━━━━━ INFORMATION PROVIDED ━━━━━
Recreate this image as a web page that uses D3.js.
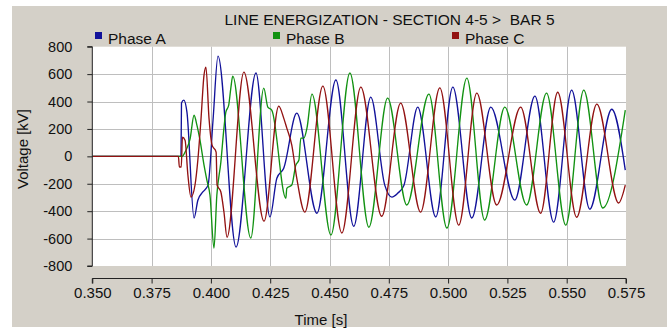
<!DOCTYPE html>
<html>
<head>
<meta charset="utf-8">
<script src="https://cdn.jsdelivr.net/npm/d3@7"></script>
<style>
  html, body { margin: 0; padding: 0; background: #ffffff; }
  svg { display: block; font-family: "Liberation Sans", Arial, sans-serif; }
  text { white-space: pre; }
</style>
</head>
<body>
<svg id="chart" width="669" height="329"></svg>
<script>
// Phase voltages after breaker closing, [time s, voltage kV]
const phaseA = [
  [0.350, 0], [0.3874, 0], [0.3876, 389], [0.3886, 410], [0.3899, 323], [0.3929, -450],
  [0.3945, -320], [0.3966, -260], [0.3988, -210], [0.4009, 265], [0.4030, 731],
  [0.4106, -662], [0.4190, 608], [0.4249, -442], [0.4278, -160], [0.4307, -86],
  [0.4362, 315], [0.4447, -415], [0.4527, 557], [0.4602, -510], [0.4674, 432],
  [0.4733, -210], [0.4763, -297], [0.4788, -268], [0.4814, -210], [0.4872, 359],
  [0.4948, -442], [0.5020, 505], [0.5100, -450], [0.5180, 359], [0.5281, -319],
  [0.5366, 439], [0.5445, -480], [0.5521, 483], [0.5597, -385], [0.5690, 344],
  [0.5747, -100]
];
const phaseB = [
  [0.350, 0], [0.3878, 0], [0.3895, 45], [0.3912, 125], [0.3929, 300], [0.3941, 228],
  [0.3954, 118], [0.3971, -64], [0.3983, -173], [0.3996, -282], [0.4013, -669],
  [0.4025, -284], [0.4042, -42], [0.4055, 206], [0.4063, 322], [0.4075, 373],
  [0.4084, 498], [0.4092, 585], [0.4168, -596], [0.4223, 498], [0.4240, 359],
  [0.4257, 336], [0.4316, -306], [0.4320, -233], [0.4341, -209], [0.4358, -64],
  [0.4371, -27], [0.4379, 133], [0.4392, 133], [0.4405, 206], [0.4426, 454],
  [0.4506, -574], [0.4586, 608], [0.4666, -517], [0.4745, 425], [0.4826, -355],
  [0.4919, 454], [0.4995, -523], [0.5079, 571], [0.5154, -465], [0.5239, 359],
  [0.5331, -355], [0.5415, 461], [0.5496, -502], [0.5572, 483], [0.5652, -377],
  [0.5747, 338]
];
const phaseC = [
  [0.350, 0], [0.3863, 0], [0.3867, -78], [0.3875, -78], [0.3880, 139], [0.3891, 118],
  [0.3903, -136], [0.3916, -297], [0.3933, -209], [0.3945, -27], [0.3958, 265],
  [0.3971, 593], [0.3979, 651], [0.3992, 279], [0.4005, 82], [0.4022, 31],
  [0.4026, -209], [0.4042, -260], [0.4055, -406], [0.4068, -590], [0.4139, 615],
  [0.4224, -473], [0.4286, 366], [0.4307, 279], [0.4320, 206], [0.4341, 82],
  [0.4362, -159], [0.4396, -407], [0.4472, 512], [0.4552, -559], [0.4632, 505],
  [0.4720, -437], [0.4800, 388], [0.4884, -407], [0.4965, 500], [0.5045, -502],
  [0.5121, 461], [0.5205, -355], [0.5306, 359], [0.5390, -415], [0.5462, 468],
  [0.5542, -444], [0.5627, 381], [0.5719, -340], [0.5747, -210]
];

const seriesNames = ["Phase A", "Phase B", "Phase C"];
const seriesColors = ["#12129a", "#129212", "#921212"];
const timeTicks = [0.350, 0.375, 0.400, 0.425, 0.450, 0.475, 0.500, 0.525, 0.550, 0.575];
const voltTicks = [800, 600, 400, 200, 0, -200, -400, -600, -800];
const titleText = "LINE ENERGIZATION - SECTION 4-5 >  BAR 5";

const svg = d3.select("#chart");
const plot = { left: 92.3, right: 626, top: 46.7, bottom: 266 };

const x = d3.scaleLinear().domain([0.350, 0.575]).range([plot.left, plot.right]);
const y = d3.scaleLinear().domain([-800, 800]).range([plot.bottom, plot.top]);

// panel background
svg.append("rect").attr("x", 12).attr("y", 6).attr("width", 655).attr("height", 321)
  .attr("fill", "#d4d0c8");

// plot area
svg.append("rect").attr("x", plot.left).attr("y", plot.top)
  .attr("width", plot.right - plot.left).attr("height", plot.bottom - plot.top)
  .attr("fill", "#ffffff");

// grid
const grid = svg.append("g");
grid.selectAll("line.v").data(timeTicks.slice(1, -1)).join("line")
  .attr("x1", d => Math.round(x(d)) + 0.5).attr("x2", d => Math.round(x(d)) + 0.5)
  .attr("y1", plot.top).attr("y2", plot.bottom)
  .attr("stroke", "#bebebe").attr("stroke-width", 1);
grid.selectAll("line.h").data(voltTicks.slice(1, -1)).join("line")
  .attr("x1", plot.left).attr("x2", plot.right)
  .attr("y1", d => Math.round(y(d)) + 0.5).attr("y2", d => Math.round(y(d)) + 0.5)
  .attr("stroke", d => d === 0 ? "#9a9a9a" : "#bebebe").attr("stroke-width", 1);

// waveforms
svg.append("clipPath").attr("id", "clip").append("rect")
  .attr("x", plot.left).attr("y", plot.top)
  .attr("width", plot.right - plot.left).attr("height", plot.bottom - plot.top);

const line = d3.line().x(d => x(d[0])).y(d => y(d[1])).curve(d3.curveMonotoneX);
const waves = svg.append("g").attr("clip-path", "url(#clip)");
[phaseA, phaseB, phaseC].forEach((s, i) => {
  waves.append("path").datum(s).attr("d", line)
    .attr("fill", "none").attr("stroke", seriesColors[i])
    .attr("stroke-width", 1.35).attr("stroke-linejoin", "round");
});

// plain hyphen for negative tick values
const kvFormat = d => String(d);

// y axis
const yAxis = svg.append("g").attr("transform", `translate(${plot.left},0)`)
  .call(d3.axisLeft(y).tickValues(voltTicks).tickSize(5).tickPadding(15).tickFormat(kvFormat));
yAxis.select(".domain").attr("stroke", "#222").attr("d", `M-5,${plot.top}H0V${plot.bottom}H-5`);
yAxis.selectAll(".tick line").attr("stroke", "#222");
yAxis.selectAll(".tick text").attr("font-size", 14.5).attr("fill", "#111")
  .attr("font-family", "Liberation Sans, Arial, sans-serif");

// x axis, offset below the plot
const xAxisY = 278.5;
const xAxis = svg.append("g").attr("transform", `translate(0,${xAxisY})`)
  .call(d3.axisBottom(x).tickValues(timeTicks).tickSize(5).tickPadding(4).tickFormat(d => d.toFixed(3)));
xAxis.select(".domain").attr("stroke", "#222").attr("d", `M${plot.left},5V0H${plot.right}V5`);
xAxis.selectAll(".tick line").attr("stroke", "#222");
xAxis.selectAll(".tick text").attr("font-size", 15).attr("fill", "#111")
  .attr("font-family", "Liberation Sans, Arial, sans-serif");

// axis titles
svg.append("text").attr("x", 321).attr("y", 325).attr("text-anchor", "middle")
  .attr("font-size", 15).attr("fill", "#111").text("Time [s]");
svg.append("text").attr("transform", "translate(28,149) rotate(-90)")
  .attr("text-anchor", "middle").attr("font-size", 15).attr("fill", "#111").text("Voltage [kV]");

// title
svg.append("text").attr("x", 389.5).attr("y", 24.5).attr("text-anchor", "middle")
  .attr("font-size", 15.5).attr("fill", "#111").text(titleText);

// legend
const legendX = [95, 273, 452];
const legend = svg.append("g");
seriesNames.forEach((name, i) => {
  legend.append("rect").attr("x", legendX[i]).attr("y", 32).attr("width", 7).attr("height", 7)
    .attr("fill", seriesColors[i]);
  legend.append("text").attr("x", legendX[i] + 13).attr("y", 44)
    .attr("font-size", 15.5).attr("fill", "#111").text(name);
});
</script>
</body>
</html>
━━━━━
• SET PROBLEM
Copy every line of the data exactly as written, excluding the pictures.

• EXPECTED OUTPUT
Recreate this image as a web page that uses D3.js.
<!DOCTYPE html>
<html>
<head>
<meta charset="utf-8">
<script src="https://cdn.jsdelivr.net/npm/d3@7"></script>
<style>
  html, body { margin: 0; padding: 0; background: #ffffff; }
  svg { display: block; font-family: "Liberation Sans", Arial, sans-serif; }
  text { white-space: pre; }
</style>
</head>
<body>
<svg id="chart" width="669" height="329"></svg>
<script>
// Phase voltages after breaker closing, [time s, voltage kV]
const phaseA = [
  [0.350, 0], [0.3874, 0], [0.3876, 389], [0.3886, 410], [0.3899, 323], [0.3929, -450],
  [0.3945, -320], [0.3966, -260], [0.3988, -210], [0.4009, 265], [0.4030, 731],
  [0.4106, -662], [0.4190, 608], [0.4249, -442], [0.4278, -160], [0.4307, -86],
  [0.4362, 315], [0.4447, -415], [0.4527, 557], [0.4602, -510], [0.4674, 432],
  [0.4733, -210], [0.4763, -297], [0.4788, -268], [0.4814, -210], [0.4872, 359],
  [0.4948, -442], [0.5020, 505], [0.5100, -450], [0.5180, 359], [0.5281, -319],
  [0.5366, 439], [0.5445, -480], [0.5521, 483], [0.5597, -385], [0.5690, 344],
  [0.5747, -100]
];
const phaseB = [
  [0.350, 0], [0.3878, 0], [0.3895, 45], [0.3912, 125], [0.3929, 300], [0.3941, 228],
  [0.3954, 118], [0.3971, -64], [0.3983, -173], [0.3996, -282], [0.4013, -669],
  [0.4025, -284], [0.4042, -42], [0.4055, 206], [0.4063, 322], [0.4075, 373],
  [0.4084, 498], [0.4092, 585], [0.4168, -596], [0.4223, 498], [0.4240, 359],
  [0.4257, 336], [0.4316, -306], [0.4320, -233], [0.4341, -209], [0.4358, -64],
  [0.4371, -27], [0.4379, 133], [0.4392, 133], [0.4405, 206], [0.4426, 454],
  [0.4506, -574], [0.4586, 608], [0.4666, -517], [0.4745, 425], [0.4826, -355],
  [0.4919, 454], [0.4995, -523], [0.5079, 571], [0.5154, -465], [0.5239, 359],
  [0.5331, -355], [0.5415, 461], [0.5496, -502], [0.5572, 483], [0.5652, -377],
  [0.5747, 338]
];
const phaseC = [
  [0.350, 0], [0.3863, 0], [0.3867, -78], [0.3875, -78], [0.3880, 139], [0.3891, 118],
  [0.3903, -136], [0.3916, -297], [0.3933, -209], [0.3945, -27], [0.3958, 265],
  [0.3971, 593], [0.3979, 651], [0.3992, 279], [0.4005, 82], [0.4022, 31],
  [0.4026, -209], [0.4042, -260], [0.4055, -406], [0.4068, -590], [0.4139, 615],
  [0.4224, -473], [0.4286, 366], [0.4307, 279], [0.4320, 206], [0.4341, 82],
  [0.4362, -159], [0.4396, -407], [0.4472, 512], [0.4552, -559], [0.4632, 505],
  [0.4720, -437], [0.4800, 388], [0.4884, -407], [0.4965, 500], [0.5045, -502],
  [0.5121, 461], [0.5205, -355], [0.5306, 359], [0.5390, -415], [0.5462, 468],
  [0.5542, -444], [0.5627, 381], [0.5719, -340], [0.5747, -210]
];

const seriesNames = ["Phase A", "Phase B", "Phase C"];
const seriesColors = ["#12129a", "#129212", "#921212"];
const timeTicks = [0.350, 0.375, 0.400, 0.425, 0.450, 0.475, 0.500, 0.525, 0.550, 0.575];
const voltTicks = [800, 600, 400, 200, 0, -200, -400, -600, -800];
const titleText = "LINE ENERGIZATION - SECTION 4-5 >  BAR 5";

const svg = d3.select("#chart");
const plot = { left: 92.3, right: 626, top: 46.7, bottom: 266 };

const x = d3.scaleLinear().domain([0.350, 0.575]).range([plot.left, plot.right]);
const y = d3.scaleLinear().domain([-800, 800]).range([plot.bottom, plot.top]);

// panel background
svg.append("rect").attr("x", 12).attr("y", 6).attr("width", 655).attr("height", 321)
  .attr("fill", "#d4d0c8");

// plot area
svg.append("rect").attr("x", plot.left).attr("y", plot.top)
  .attr("width", plot.right - plot.left).attr("height", plot.bottom - plot.top)
  .attr("fill", "#ffffff");

// grid
const grid = svg.append("g");
grid.selectAll("line.v").data(timeTicks.slice(1, -1)).join("line")
  .attr("x1", d => Math.round(x(d)) + 0.5).attr("x2", d => Math.round(x(d)) + 0.5)
  .attr("y1", plot.top).attr("y2", plot.bottom)
  .attr("stroke", "#bebebe").attr("stroke-width", 1);
grid.selectAll("line.h").data(voltTicks.slice(1, -1)).join("line")
  .attr("x1", plot.left).attr("x2", plot.right)
  .attr("y1", d => Math.round(y(d)) + 0.5).attr("y2", d => Math.round(y(d)) + 0.5)
  .attr("stroke", d => d === 0 ? "#9a9a9a" : "#bebebe").attr("stroke-width", 1);

// waveforms
svg.append("clipPath").attr("id", "clip").append("rect")
  .attr("x", plot.left).attr("y", plot.top)
  .attr("width", plot.right - plot.left).attr("height", plot.bottom - plot.top);

const line = d3.line().x(d => x(d[0])).y(d => y(d[1])).curve(d3.curveMonotoneX);
const waves = svg.append("g").attr("clip-path", "url(#clip)");
[phaseA, phaseB, phaseC].forEach((s, i) => {
  waves.append("path").datum(s).attr("d", line)
    .attr("fill", "none").attr("stroke", seriesColors[i])
    .attr("stroke-width", 1.35).attr("stroke-linejoin", "round");
});

// plain hyphen for negative tick values
const kvFormat = d => String(d);

// y axis
const yAxis = svg.append("g").attr("transform", `translate(${plot.left},0)`)
  .call(d3.axisLeft(y).tickValues(voltTicks).tickSize(5).tickPadding(15).tickFormat(kvFormat));
yAxis.select(".domain").attr("stroke", "#222").attr("d", `M-5,${plot.top}H0V${plot.bottom}H-5`);
yAxis.selectAll(".tick line").attr("stroke", "#222");
yAxis.selectAll(".tick text").attr("font-size", 14.5).attr("fill", "#111")
  .attr("font-family", "Liberation Sans, Arial, sans-serif");

// x axis, offset below the plot
const xAxisY = 278.5;
const xAxis = svg.append("g").attr("transform", `translate(0,${xAxisY})`)
  .call(d3.axisBottom(x).tickValues(timeTicks).tickSize(5).tickPadding(4).tickFormat(d => d.toFixed(3)));
xAxis.select(".domain").attr("stroke", "#222").attr("d", `M${plot.left},5V0H${plot.right}V5`);
xAxis.selectAll(".tick line").attr("stroke", "#222");
xAxis.selectAll(".tick text").attr("font-size", 15).attr("fill", "#111")
  .attr("font-family", "Liberation Sans, Arial, sans-serif");

// axis titles
svg.append("text").attr("x", 321).attr("y", 325).attr("text-anchor", "middle")
  .attr("font-size", 15).attr("fill", "#111").text("Time [s]");
svg.append("text").attr("transform", "translate(28,149) rotate(-90)")
  .attr("text-anchor", "middle").attr("font-size", 15).attr("fill", "#111").text("Voltage [kV]");

// title
svg.append("text").attr("x", 389.5).attr("y", 24.5).attr("text-anchor", "middle")
  .attr("font-size", 15.5).attr("fill", "#111").text(titleText);

// legend
const legendX = [95, 273, 452];
const legend = svg.append("g");
seriesNames.forEach((name, i) => {
  legend.append("rect").attr("x", legendX[i]).attr("y", 32).attr("width", 7).attr("height", 7)
    .attr("fill", seriesColors[i]);
  legend.append("text").attr("x", legendX[i] + 13).attr("y", 44)
    .attr("font-size", 15.5).attr("fill", "#111").text(name);
});
</script>
</body>
</html>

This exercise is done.